Socio-economic class (SEC) E households form the largest segment, a quarter, of urban Indian households and represent the segment with the lowest levels of income in urban India. The smallest sub-segment in this group is made up of households whose chief wage earners are unskilled workers with little or no formal education, are in their younger years, and could be single or married without children.
 
While a little over half the adults in such households are educated up to middle school, the rest have not even completed primary education.
 
With hardly any education, lack of experience and training, most of these young wage earners are employed on a casual basis by small units mainly operating in the unorganized sector.
 
They find work across many sectors, the four leading sectors being manufacturing, construction and real estate, hotels and restaurants, and transport and communication. Smaller cities like Dibrugarh, Lucknow, Bikaner and Amravati have a much larger share of young SEC E chief wage earners being self-employed compared with larger cities such as Surat, Thane, Mumbai and Ludhiana, where regular salaried jobs are the norm.
 
The household size is typically small, mostly comprising just one member, as these are households of migrants to the cities, whose families are either in smaller towns or villages. Though most chief wage earners are married, their spouses are generally not living with them.
 
The education level of the spouse is also very low, most have barely finished basic primary schooling. While the chief wage earner has no children, around a fifth of the households do have minors—siblings or relatives who have come to the cities for education or in some cases jobs. A few households have one or two senior citizens.
 
Almost all of these households earn less than Rs.3 lakh a year, given the low education, skill and experience of the chief wage earner, and the fact that most households have just one earning member.

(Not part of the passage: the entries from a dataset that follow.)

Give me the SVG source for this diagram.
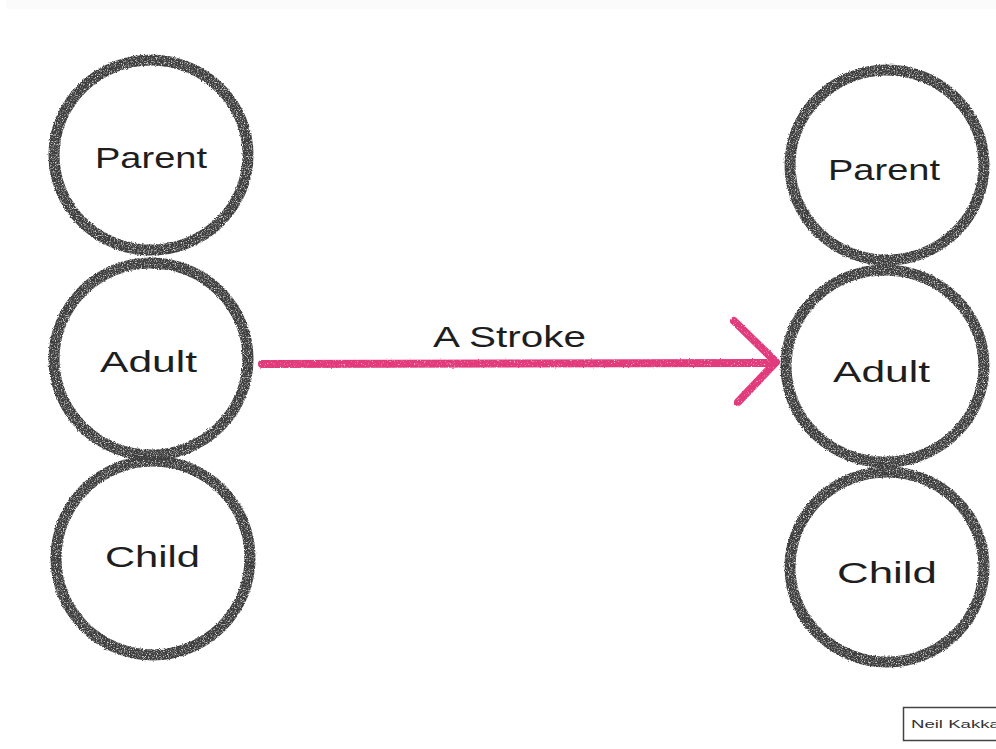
<svg xmlns="http://www.w3.org/2000/svg" width="996" height="749" viewBox="0 0 996 749">
  <defs>
    <style>
      .ring { fill: none; stroke: #3c3c3c; stroke-width: 11; filter: url(#charcoal); }
      .lbl { font-family: "Liberation Sans", "DejaVu Sans", sans-serif; font-size: 29px; fill: #1e1e1e; text-anchor: start; }
      .pen { fill: none; stroke: #e23a7c; stroke-width: 8; stroke-linecap: round; stroke-linejoin: round; filter: url(#crayon); }
    </style>
    <!-- grainy charcoal stroke -->
    <filter id="charcoal" x="-10%" y="-10%" width="120%" height="120%">
      <feTurbulence type="fractalNoise" baseFrequency="0.85" numOctaves="2" seed="4" result="noise"/>
      <feDisplacementMap in="SourceGraphic" in2="noise" scale="3" xChannelSelector="R" yChannelSelector="G" result="rough"/>
      <feColorMatrix in="noise" type="matrix" values="0 0 0 0 0  0 0 0 0 0  0 0 0 0 0  2.6 0 0 0 -0.35" result="grain"/>
      <feComposite in="rough" in2="grain" operator="in"/>
    </filter>
    <!-- crayon texture; user-space region so flat strokes are not clipped -->
    <filter id="crayon" filterUnits="userSpaceOnUse" x="240" y="300" width="560" height="120">
      <feTurbulence type="fractalNoise" baseFrequency="0.7" numOctaves="2" seed="9" result="noise"/>
      <feDisplacementMap in="SourceGraphic" in2="noise" scale="2" xChannelSelector="R" yChannelSelector="G" result="rough"/>
      <feColorMatrix in="noise" type="matrix" values="0 0 0 0 0  0 0 0 0 0  0 0 0 0 0  3 0 0 0 -0.15" result="grain"/>
      <feComposite in="rough" in2="grain" operator="in"/>
    </filter>
  </defs>

  <rect width="996" height="749" fill="#ffffff"/>
  <rect x="6" y="0" width="990" height="9" fill="#fbfbfb"/>

  <!-- left column -->
  <g id="left-parent">
    <ellipse class="ring" cx="151" cy="155" rx="97" ry="95"/>
    <text class="lbl" x="95" y="168" textLength="112" lengthAdjust="spacingAndGlyphs">Parent</text>
  </g>
  <g id="left-adult">
    <ellipse class="ring" cx="151" cy="359" rx="97" ry="96"/>
    <text class="lbl" x="100" y="372" textLength="97" lengthAdjust="spacingAndGlyphs">Adult</text>
  </g>
  <g id="left-child">
    <ellipse class="ring" cx="153" cy="558" rx="97" ry="97"/>
    <text class="lbl" x="105" y="567" textLength="95" lengthAdjust="spacingAndGlyphs">Child</text>
  </g>

  <!-- right column -->
  <g id="right-parent">
    <ellipse class="ring" cx="887" cy="165" rx="97" ry="95"/>
    <text class="lbl" x="828" y="180" textLength="112" lengthAdjust="spacingAndGlyphs">Parent</text>
  </g>
  <g id="right-adult">
    <ellipse class="ring" cx="885" cy="366" rx="99" ry="96"/>
    <text class="lbl" x="833" y="382" textLength="97" lengthAdjust="spacingAndGlyphs">Adult</text>
  </g>
  <g id="right-child">
    <ellipse class="ring" cx="887" cy="567" rx="97" ry="95"/>
    <text class="lbl" x="837" y="583" textLength="100" lengthAdjust="spacingAndGlyphs">Child</text>
  </g>

  <!-- connectors -->
  <g id="connectors">
    <path class="pen" d="M262 364 L774 363"/>
    <path class="pen" d="M734 321 L776 362 L738 402"/>
    <text class="lbl" x="433" y="347" textLength="153" lengthAdjust="spacingAndGlyphs">A Stroke</text>
  </g>

  <!-- author tag -->
  <g id="signature">
    <rect x="903.5" y="707.5" width="100" height="33" fill="#ffffff" stroke="#444" stroke-width="1.5"/>
    <text x="911" y="728" font-family="Liberation Sans, DejaVu Sans, sans-serif" font-size="10" fill="#333" textLength="95" lengthAdjust="spacingAndGlyphs">Neil Kakkar</text>
  </g>
</svg>
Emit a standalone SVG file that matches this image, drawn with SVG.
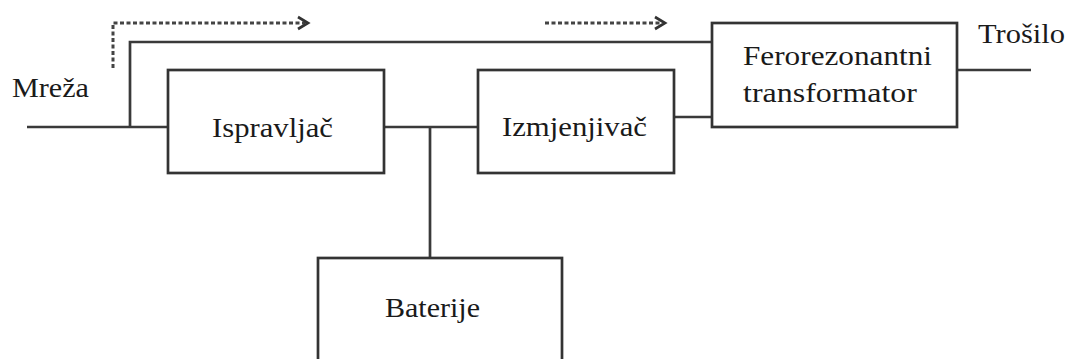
<svg xmlns="http://www.w3.org/2000/svg" width="1070" height="359" viewBox="0 0 1070 359">
<style>
.box{fill:#fff;stroke:#333;stroke-width:2.7}
.ln{fill:none;stroke:#3a3a3a;stroke-width:2.7}
.dot{fill:none;stroke:#444;stroke-width:3;stroke-dasharray:4 2.5}
.arr{fill:none;stroke:#333;stroke-width:2.7}
text{font-family:"Liberation Serif","DejaVu Serif",serif;font-size:28px;fill:#1a1a1a}
</style>
<rect width="1070" height="359" fill="#fff"/>
<g id="connectors">
<path class="ln" d="M27 127H168"/>
<path class="ln" d="M130 127V42H712"/>
<path class="ln" d="M384 127H478"/>
<path class="ln" d="M430 127V258"/>
<path class="ln" d="M674 117H712"/>
<path class="ln" d="M957 70H1031"/>
<path class="dot" d="M113 68V23H305"/>
<path class="arr" d="M298 17L308 23L298 29"/>
<path class="dot" d="M545 23H662"/>
<path class="arr" d="M655 17L665 23L655 29"/>
</g>
<g id="ispravljac"><rect class="box" x="168" y="70" width="216" height="103"/><text x="212" y="137" textLength="121" lengthAdjust="spacingAndGlyphs">Ispravljač</text></g>
<g id="izmjenjivac"><rect class="box" x="478" y="70" width="196" height="103"/><text x="502" y="136" textLength="145" lengthAdjust="spacingAndGlyphs">Izmjenjivač</text></g>
<g id="ferorezonantni"><rect class="box" x="712" y="23" width="245" height="104"/><text x="743" y="65" textLength="189" lengthAdjust="spacingAndGlyphs">Ferorezonantni</text><text x="743" y="102" textLength="174" lengthAdjust="spacingAndGlyphs">transformator</text></g>
<g id="baterije"><rect class="box" x="318" y="258" width="244" height="110"/><text x="385" y="317" textLength="95" lengthAdjust="spacingAndGlyphs">Baterije</text></g>
<g id="mreza"><text x="12" y="97" textLength="77" lengthAdjust="spacingAndGlyphs">Mreža</text></g>
<g id="trosilo"><text x="978" y="43" textLength="87" lengthAdjust="spacingAndGlyphs">Trošilo</text></g>
</svg>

This household profile will also determine the expenditure pattern, as most of the households would be sending money to their families back home, or trying to save to bring their families to the cities.
 
Fewer than a quarter of the households own the houses they live in. About half the households live on rent, while another quarter live in accommodation provided by employers. House ownership in the segment is higher in smaller cities and towns, while Mumbai, Kolkata and Bangalore rank among the top in rented accommodation. Penetration of vehicles in this segment is also very low. Fewer than half the households own two-wheelers, showing that the segment largely depends on public transport for commuting.
 
Television penetration is not as high as in other segments, but is pervasive across regions with more than half the households owning television sets. The refrigerator, another basic necessity in urban households, also has lower penetration—perhaps because most of these are single-member households. Interestingly, despite low education levels, an average SEC E household spends 20 minutes a day reading newspaper. Television, however, has the maximum reach among all media.
 
Despite low incomes, SEC E younger years segment makes for a huge market due to the sheer number of households falling in this category and the potential for changing consumption patterns as this group at the first rung of family and career is not lagging behind in aspirations to a better life.